— Task statement —
In the entries below, find every line holding the string "this" and collect it.

— Material to process —
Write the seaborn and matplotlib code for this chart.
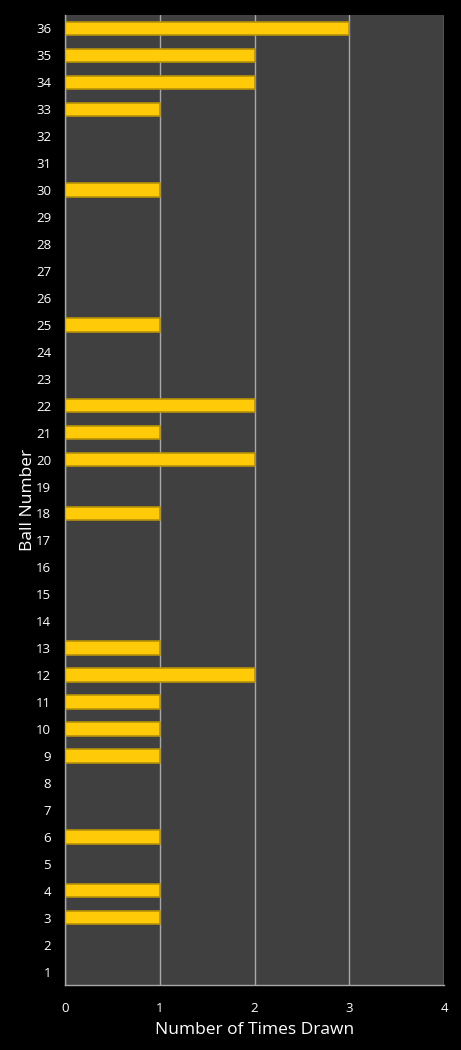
import matplotlib
matplotlib.use("Agg")
import matplotlib.pyplot as plt
import seaborn as sns
import pandas as pd

balls = list(range(1, 37))
times_drawn = [0, 0, 1, 1, 0, 1, 0, 0, 1, 1,
               1, 2, 1, 0, 0, 0, 0, 1, 0, 2,
               1, 2, 0, 0, 1, 0, 0, 0, 0, 1,
               0, 0, 1, 2, 2, 3]
x_ticks = [0, 1, 2, 3, 4]

df = pd.DataFrame({"ball": [str(b) for b in balls], "count": times_drawn})
order = [str(b) for b in reversed(balls)]

sns.set_theme(style="white")
plt.rcParams['font.family'] = ['Open Sans', 'DejaVu Sans']

fig = plt.figure(figsize=(4.61, 10.5), dpi=100, facecolor="black")
ax = fig.add_axes([65/461, 1 - 985/1050, (444-65)/461, (985-15)/1050])
ax.set_facecolor("#404040")

sns.barplot(data=df, x="count", y="ball", order=order, orient="h",
            color="#FFCA08", edgecolor="#B8920A", linewidth=1.2,
            width=0.5, saturation=1, ax=ax)

ax.set_xlim(0, 4)
ax.set_xticks(x_ticks)
ax.set_xticklabels([str(t) for t in x_ticks])
ax.xaxis.grid(True, color="#A8A8A8", linewidth=1)
ax.yaxis.grid(False)
ax.set_axisbelow(True)
for s in ["top", "right"]:
    ax.spines[s].set_visible(False)
for s in ["left", "bottom"]:
    ax.spines[s].set_color("#A8A8A8")
    ax.spines[s].set_linewidth(1)
ax.tick_params(axis="both", colors="white", labelsize=9.5, length=0, pad=10)
ax.tick_params(axis="x", pad=12)
ax.set_xlabel("Number of Times Drawn", color="white", fontsize=12.5, labelpad=5)
ax.set_ylabel("Ball Number", color="white", fontsize=12.5, labelpad=0)

fig.savefig("out.png", dpi=100, facecolor="black")
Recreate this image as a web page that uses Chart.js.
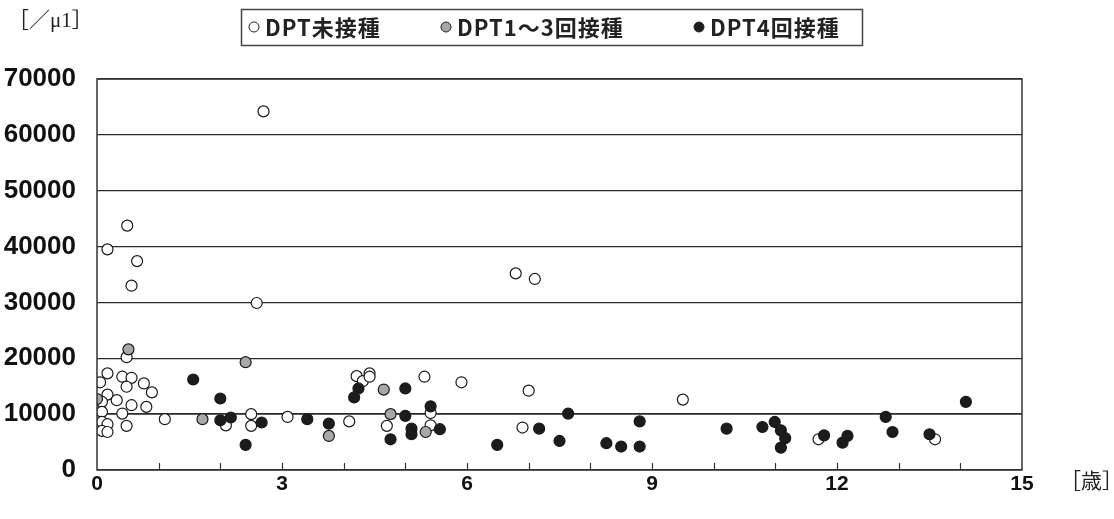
<!DOCTYPE html>
<html>
<head>
<meta charset="utf-8">
<script src="https://cdn.jsdelivr.net/npm/chart.js@4/dist/chart.umd.min.js"></script>
<style>
  body { margin: 0; background: #fff; }
  #wrap { width: 1114px; height: 519px; }
</style>
</head>
<body>
<div id="wrap"><canvas id="wbcChart" width="1114" height="519"></canvas></div>

<script type="text/javascript">
    // 年齢 [歳] と 白血球数 [/μl]
    const seriesNames = ["DPT未接種", "DPT1～3回接種", "DPT4回接種"];

    const noneAge = [0.48, 0.17, 0.05, 0.41, 0.56, 0.48, 0.76, 0.89, 0.17, 0.32, 0.08, 0.56, 0.80, 0.08, 0.41,
                     1.10, 2.09, 2.50, 2.50, 3.09, 0.08, 0.17, 0.48, 0.08, 0.17, 2.70, 0.49, 0.17, 0.65, 0.56,
                     2.59, 6.79, 7.10, 4.09, 4.21, 4.31, 4.42, 4.42, 5.31, 5.91, 5.41, 4.70, 5.41, 7.00, 6.90,
                     9.50, 11.70, 13.59];
    const noneWbc = [20200, 17300, 15700, 16700, 16500, 14900, 15500, 13900, 13500, 12500, 12200, 11600, 11300, 10400, 10100,
                     9100, 8000, 10000, 7900, 9500, 8600, 8200, 7900, 7000, 6800, 64200, 43750, 39500, 37400, 33000,
                     29900, 35200, 34200, 8700, 16800, 15900, 17300, 16700, 16700, 15700, 10200, 7900, 8000, 14200, 7600,
                     12600, 5500, 5500];

    const partAge = [0.51, 2.41, 0.00, 1.71, 3.76, 4.65, 4.76, 5.33];
    const partWbc = [21600, 19300, 12700, 9100, 6100, 14400, 10000, 6800];

    const fullAge = [1.56, 2.00, 2.00, 2.17, 2.67, 2.41, 3.41, 3.76, 4.24, 4.17, 5.00, 5.00, 5.41, 4.76, 5.10,
                     5.10, 5.56, 6.49, 7.17, 7.64, 7.50, 8.26, 8.50, 8.80, 8.80, 10.21, 10.79, 10.99, 11.09, 11.16,
                     11.09, 11.79, 12.09, 12.17, 12.79, 12.90, 13.50, 14.09];
    const fullWbc = [16200, 12800, 8900, 9400, 8500, 4500, 9100, 8300, 14600, 13000, 14600, 9700, 11400, 5500, 7400,
                     6400, 7300, 4500, 7400, 10100, 5200, 4800, 4200, 4200, 8700, 7400, 7700, 8600, 7100, 5700,
                     4000, 6200, 4900, 6100, 9500, 6800, 6400, 12200];

    const xTicks = [0, 3, 6, 9, 12, 15];
    const yMax = 70000;
    const yStep = 10000;
    const yUnit = "［／μ1］";
    const xUnit = "［歳］";

    function toPoints(xs, ys) {
      return xs.map((x, i) => ({ x: x, y: ys[i] }));
    }

    const fills = ["#ffffff", "#a8a8a8", "#1c1c1c"];

    // 枠線・内向き目盛・単位・凡例
    const framePlugin = {
      id: "frame",
      afterDatasetsDraw(chart) {
        const c = chart.ctx, a = chart.chartArea, xs = chart.scales.x;
        c.save();
        c.strokeStyle = "#333";
        c.lineWidth = 1.5;
        c.strokeRect(a.left, a.top, a.right - a.left, a.bottom - a.top);
        c.lineWidth = 1.2;
        for (let v = 1; v < 15; v++) {
          const px = Math.round(xs.getPixelForValue(v)) + 0.5;
          c.beginPath();
          c.moveTo(px, a.bottom);
          c.lineTo(px, a.bottom - 7);
          c.stroke();
        }
        c.restore();
      },
      afterDraw(chart) {
        const c = chart.ctx;
        c.save();
        c.fillStyle = "#222";
        c.font = "21px 'Liberation Serif', 'Noto Sans CJK JP'";
        c.textBaseline = "middle";
        c.fillText(yUnit, 8, 21);
        c.fillText(xUnit, 1060, 482);

        // legend box
        c.strokeStyle = "#444";
        c.lineWidth = 1.5;
        c.strokeRect(241.5, 9.5, 621, 36);
        const mx = [254, 446, 699];
        c.font = "bold 22px 'Noto Sans CJK JP'";
        c.letterSpacing = "1px";
        chart.data.datasets.forEach((ds, i) => {
          c.beginPath();
          c.arc(mx[i], 27, 5, 0, Math.PI * 2);
          c.fillStyle = ds.backgroundColor;
          c.fill();
          c.lineWidth = 1;
          c.strokeStyle = "#222";
          c.stroke();
          c.fillStyle = "#222";
          c.fillText(ds.label, mx[i] + 11, 28);
        });
        c.restore();
      }
    };

    const ctx = document.getElementById("wbcChart").getContext("2d");

    const wbcChart = new Chart(ctx, {
      type: "scatter",
      data: {
        datasets: [
          { label: seriesNames[0], data: toPoints(noneAge, noneWbc), backgroundColor: fills[0], order: 3 },
          { label: seriesNames[1], data: toPoints(partAge, partWbc), backgroundColor: fills[1], order: 2 },
          { label: seriesNames[2], data: toPoints(fullAge, fullWbc), backgroundColor: fills[2], order: 1 }
        ]
      },
      options: {
        responsive: false,
        animation: false,
        layout: { padding: { top: 79, right: 92, left: 0, bottom: 0 } },
        elements: {
          point: { radius: 5.5, borderWidth: 1.2, borderColor: "#1a1a1a", hoverRadius: 5.5 }
        },
        plugins: {
          legend: { display: false },
          tooltip: { enabled: false }
        },
        scales: {
          x: {
            type: "linear",
            min: 0,
            max: 15,
            afterFit: (s) => { s.height = 49; },
            afterBuildTicks: (s) => { s.ticks = xTicks.map(v => ({ value: v })); },
            grid: { display: false, drawTicks: false },
            border: { display: false },
            ticks: {
              color: "#111",
              font: { family: "'Liberation Sans', Arial", size: 21, weight: "bold" },
              padding: 2,
              maxRotation: 0
            }
          },
          y: {
            min: 0,
            max: yMax,
            afterFit: (s) => { s.width = 97; },
            grid: {
              drawTicks: false,
              color: "#2a2a2a",
              lineWidth: (c) => (c.tick && c.tick.value === 10000 ? 1.8 : 1.2)
            },
            border: { display: false },
            ticks: {
              stepSize: yStep,
              color: "#111",
              callback: (v) => String(v),
              font: { family: "'Liberation Sans', Arial", size: 26, weight: "bold" },
              padding: 21
            }
          }
        }
      },
      plugins: [framePlugin]
    });
</script>
</body>
</html>
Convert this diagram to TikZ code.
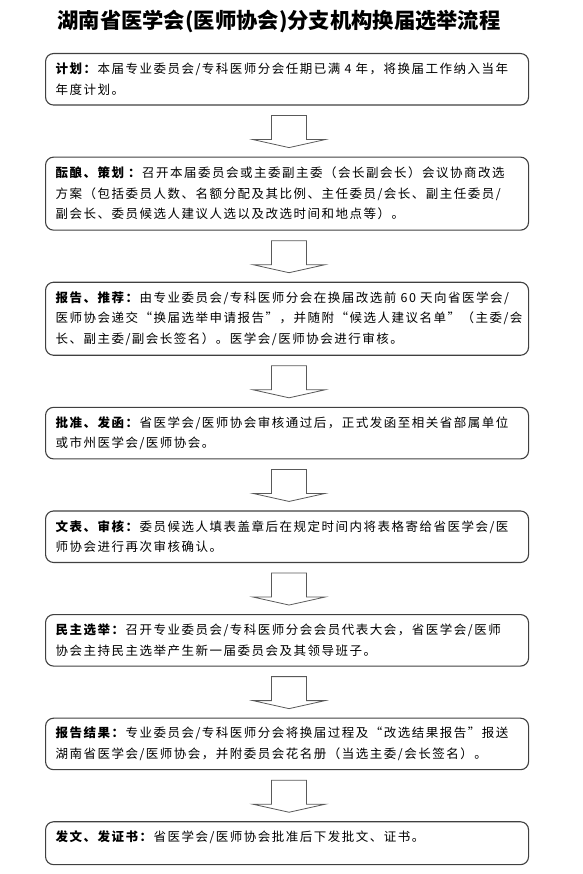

— Task solution —
Write the seaborn and matplotlib code for this chart.
Recreate this image as a web page that uses Chart.js.
Convert this diagram to TikZ code.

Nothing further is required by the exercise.